# Material supplied
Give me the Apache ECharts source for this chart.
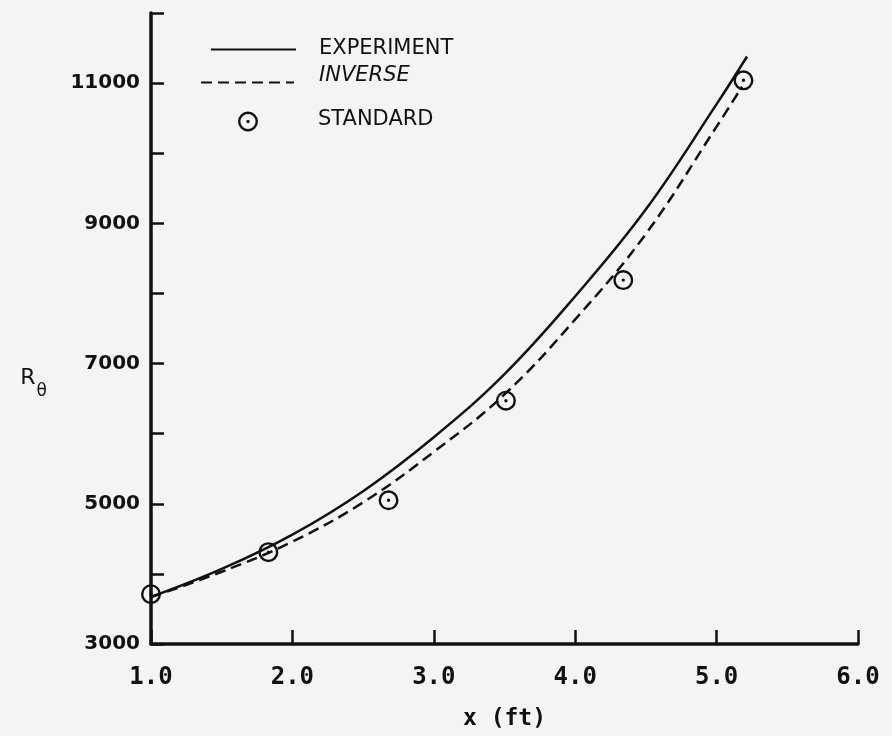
<!DOCTYPE html>
<html>
<head>
<meta charset="utf-8">
<title>R theta vs x</title>
<script src="https://cdn.jsdelivr.net/npm/echarts@6/dist/echarts.min.js"></script>
<style>
    html, body { margin: 0; padding: 0; background: #f4f4f2; }
    #chart { width: 892px; height: 736px; }
</style>
</head>
<body>
<div id="chart"></div>
<script>
// values
var experimentX = [1.0, 1.5, 2.0, 2.5, 3.0, 3.5, 4.0, 4.5, 5.0, 5.215]
var experimentR = [3670, 4070, 4560, 5180, 5950, 6850, 7960, 9200, 10700, 11380]

var inverseX = [1.0, 1.5, 2.0, 2.5, 3.0, 3.5, 4.0, 4.5, 5.0, 5.18]
var inverseR = [3670, 4030, 4460, 5020, 5740, 6560, 7630, 8850, 10380, 10950]

var standardX = [1.0, 1.83, 2.68, 3.51, 4.34, 5.19]
var standardR = [3710, 4310, 5050, 6470, 8190, 11040]

// only these y ticks carry a label
var yLabelValues = [3000, 5000, 7000, 9000, 11000]

var ink = '#111111'

function pairs(xs, ys) {
    return xs.map((x, i) => [x, ys[i]])
}

// ring with a dot in the middle
var dotCircle = 'path://M0,-10A10,10 0 1,1 0,10A10,10 0 1,1 0,-10Z' +
    'M0,-7.6A7.6,7.6 0 1,0 0,7.6A7.6,7.6 0 1,0 0,-7.6Z' +
    'M0,-1.7A1.7,1.7 0 1,1 0,1.7A1.7,1.7 0 1,1 0,-1.7Z'

// one legend block per entry, so each can sit where the figure has it
function legendBlock(name, left, top, w, textPad, italic) {
    return {
        data: [name],
        left: left, top: top,
        padding: 0,
        selectedMode: false,
        itemWidth: w, itemHeight: 20,
        // hide the marker that line series put in the middle of the icon
        itemStyle: name === 'STANDARD' ? {} : { color: 'rgba(0,0,0,0)', borderWidth: 0 },
        formatter: n => '{a|' + n + '}',
        textStyle: {
            rich: {
                a: {
                    fontFamily: 'DejaVu Sans',
                    fontSize: 21,
                    fontStyle: italic ? 'italic' : 'normal',
                    color: ink,
                    padding: textPad
                }
            }
        }
    }
}

var theChart = echarts.init(document.getElementById('chart'))
var option = {
    backgroundColor: '#f4f4f2',
    animation: false,
    grid: { left: 151, right: 34, top: 13, bottom: 91, containLabel: false },
    legend: [
        legendBlock('EXPERIMENT', 210, 38, 85, [0, 0, 2, 18], false),
        legendBlock('INVERSE', 200, 65, 93, [0, 0, 14, 20], true),
        legendBlock('STANDARD', 238, 109, 20, [0, 0, 4, 55], false)
    ],
    xAxis: {
        type: 'value',
        min: 1, max: 6, interval: 1,
        name: 'x (ft)',
        nameLocation: 'middle',
        nameGap: 64,
        nameTextStyle: { fontFamily: 'DejaVu Sans Mono', fontWeight: 'bold', fontSize: 23, color: ink },
        axisLine: { show: true, onZero: false, lineStyle: { color: ink, width: 3.5 } },
        axisTick: { show: true, inside: true, length: 14, lineStyle: { color: ink, width: 2.5 } },
        axisLabel: {
            margin: 22,
            fontFamily: 'DejaVu Sans Mono', fontWeight: 'bold', fontSize: 24, color: ink,
            formatter: v => v.toFixed(1)
        },
        splitLine: { show: false }
    },
    yAxis: {
        type: 'value',
        min: 3000, max: 12000, interval: 1000,
        name: '{r|R}{t|θ}',
        nameLocation: 'middle',
        nameRotate: 0,
        nameGap: 104,
        nameTextStyle: {
            color: ink,
            padding: [114, 0, 0, 0],
            rich: {
                r: { fontFamily: 'DejaVu Sans', fontSize: 22, color: ink, padding: [0, 0, 14, 0] },
                t: { fontFamily: 'DejaVu Sans', fontSize: 17, color: ink, padding: [12, 0, 0, 1] }
            }
        },
        axisLine: { show: true, onZero: false, lineStyle: { color: ink, width: 3.5 } },
        axisTick: { show: true, inside: true, length: 13, lineStyle: { color: ink, width: 2.5 } },
        axisLabel: {
            margin: 11,
            fontFamily: 'DejaVu Sans', fontWeight: 'bold', fontSize: 20, color: ink,
            formatter: v => yLabelValues.indexOf(v) >= 0 ? String(v) : ''
        },
        splitLine: { show: false }
    },
    series: [{
        name: 'EXPERIMENT',
        type: 'line',
        data: pairs(experimentX, experimentR),
        smooth: 0.4,
        symbol: 'none',
        color: ink,
        lineStyle: { color: ink, width: 2.5, type: 'solid' },
        z: 3
    }, {
        name: 'INVERSE',
        type: 'line',
        data: pairs(inverseX, inverseR),
        smooth: 0.4,
        symbol: 'none',
        color: ink,
        lineStyle: { color: ink, width: 2.5, type: [11, 6] },
        z: 3
    }, {
        name: 'STANDARD',
        type: 'scatter',
        data: pairs(standardX, standardR),
        symbol: dotCircle,
        symbolSize: 20,
        itemStyle: { color: ink, opacity: 1 },
        z: 4
    }]
}
theChart.setOption(option)
</script>
</body>
</html>
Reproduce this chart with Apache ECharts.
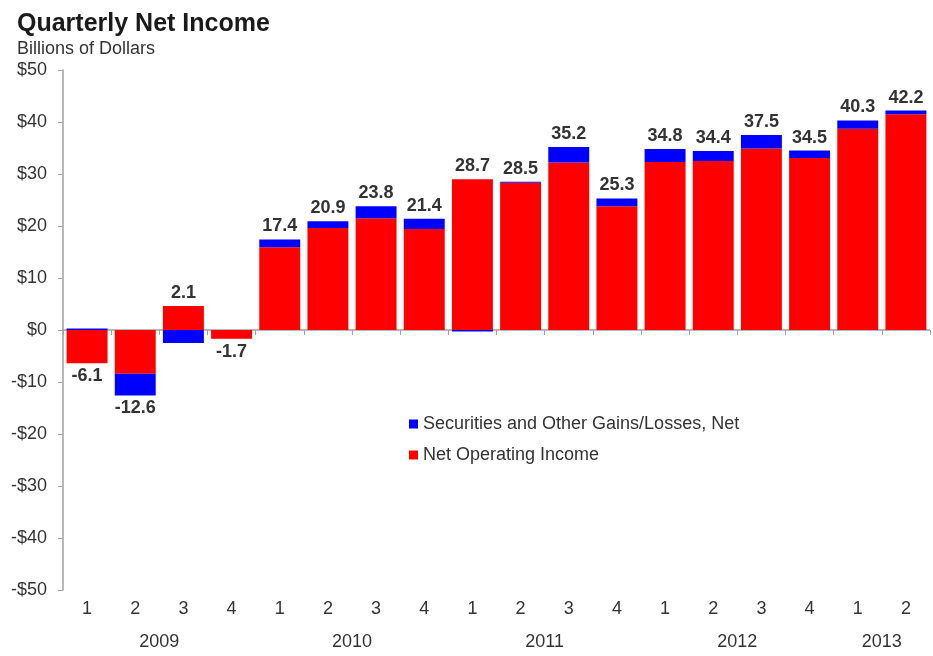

# What you should do
Print every entry exactly as written, without the pictures.

# Complete response
Give me the Apache ECharts source for this chart.
<!DOCTYPE html>
<html>
<head>
<meta charset="utf-8">
<title>R theta vs x</title>
<script src="https://cdn.jsdelivr.net/npm/echarts@6/dist/echarts.min.js"></script>
<style>
    html, body { margin: 0; padding: 0; background: #f4f4f2; }
    #chart { width: 892px; height: 736px; }
</style>
</head>
<body>
<div id="chart"></div>
<script>
// values
var experimentX = [1.0, 1.5, 2.0, 2.5, 3.0, 3.5, 4.0, 4.5, 5.0, 5.215]
var experimentR = [3670, 4070, 4560, 5180, 5950, 6850, 7960, 9200, 10700, 11380]

var inverseX = [1.0, 1.5, 2.0, 2.5, 3.0, 3.5, 4.0, 4.5, 5.0, 5.18]
var inverseR = [3670, 4030, 4460, 5020, 5740, 6560, 7630, 8850, 10380, 10950]

var standardX = [1.0, 1.83, 2.68, 3.51, 4.34, 5.19]
var standardR = [3710, 4310, 5050, 6470, 8190, 11040]

// only these y ticks carry a label
var yLabelValues = [3000, 5000, 7000, 9000, 11000]

var ink = '#111111'

function pairs(xs, ys) {
    return xs.map((x, i) => [x, ys[i]])
}

// ring with a dot in the middle
var dotCircle = 'path://M0,-10A10,10 0 1,1 0,10A10,10 0 1,1 0,-10Z' +
    'M0,-7.6A7.6,7.6 0 1,0 0,7.6A7.6,7.6 0 1,0 0,-7.6Z' +
    'M0,-1.7A1.7,1.7 0 1,1 0,1.7A1.7,1.7 0 1,1 0,-1.7Z'

// one legend block per entry, so each can sit where the figure has it
function legendBlock(name, left, top, w, textPad, italic) {
    return {
        data: [name],
        left: left, top: top,
        padding: 0,
        selectedMode: false,
        itemWidth: w, itemHeight: 20,
        // hide the marker that line series put in the middle of the icon
        itemStyle: name === 'STANDARD' ? {} : { color: 'rgba(0,0,0,0)', borderWidth: 0 },
        formatter: n => '{a|' + n + '}',
        textStyle: {
            rich: {
                a: {
                    fontFamily: 'DejaVu Sans',
                    fontSize: 21,
                    fontStyle: italic ? 'italic' : 'normal',
                    color: ink,
                    padding: textPad
                }
            }
        }
    }
}

var theChart = echarts.init(document.getElementById('chart'))
var option = {
    backgroundColor: '#f4f4f2',
    animation: false,
    grid: { left: 151, right: 34, top: 13, bottom: 91, containLabel: false },
    legend: [
        legendBlock('EXPERIMENT', 210, 38, 85, [0, 0, 2, 18], false),
        legendBlock('INVERSE', 200, 65, 93, [0, 0, 14, 20], true),
        legendBlock('STANDARD', 238, 109, 20, [0, 0, 4, 55], false)
    ],
    xAxis: {
        type: 'value',
        min: 1, max: 6, interval: 1,
        name: 'x (ft)',
        nameLocation: 'middle',
        nameGap: 64,
        nameTextStyle: { fontFamily: 'DejaVu Sans Mono', fontWeight: 'bold', fontSize: 23, color: ink },
        axisLine: { show: true, onZero: false, lineStyle: { color: ink, width: 3.5 } },
        axisTick: { show: true, inside: true, length: 14, lineStyle: { color: ink, width: 2.5 } },
        axisLabel: {
            margin: 22,
            fontFamily: 'DejaVu Sans Mono', fontWeight: 'bold', fontSize: 24, color: ink,
            formatter: v => v.toFixed(1)
        },
        splitLine: { show: false }
    },
    yAxis: {
        type: 'value',
        min: 3000, max: 12000, interval: 1000,
        name: '{r|R}{t|θ}',
        nameLocation: 'middle',
        nameRotate: 0,
        nameGap: 104,
        nameTextStyle: {
            color: ink,
            padding: [114, 0, 0, 0],
            rich: {
                r: { fontFamily: 'DejaVu Sans', fontSize: 22, color: ink, padding: [0, 0, 14, 0] },
                t: { fontFamily: 'DejaVu Sans', fontSize: 17, color: ink, padding: [12, 0, 0, 1] }
            }
        },
        axisLine: { show: true, onZero: false, lineStyle: { color: ink, width: 3.5 } },
        axisTick: { show: true, inside: true, length: 13, lineStyle: { color: ink, width: 2.5 } },
        axisLabel: {
            margin: 11,
            fontFamily: 'DejaVu Sans', fontWeight: 'bold', fontSize: 20, color: ink,
            formatter: v => yLabelValues.indexOf(v) >= 0 ? String(v) : ''
        },
        splitLine: { show: false }
    },
    series: [{
        name: 'EXPERIMENT',
        type: 'line',
        data: pairs(experimentX, experimentR),
        smooth: 0.4,
        symbol: 'none',
        color: ink,
        lineStyle: { color: ink, width: 2.5, type: 'solid' },
        z: 3
    }, {
        name: 'INVERSE',
        type: 'line',
        data: pairs(inverseX, inverseR),
        smooth: 0.4,
        symbol: 'none',
        color: ink,
        lineStyle: { color: ink, width: 2.5, type: [11, 6] },
        z: 3
    }, {
        name: 'STANDARD',
        type: 'scatter',
        data: pairs(standardX, standardR),
        symbol: dotCircle,
        symbolSize: 20,
        itemStyle: { color: ink, opacity: 1 },
        z: 4
    }]
}
theChart.setOption(option)
</script>
</body>
</html>
Reproduce this chart with Apache ECharts.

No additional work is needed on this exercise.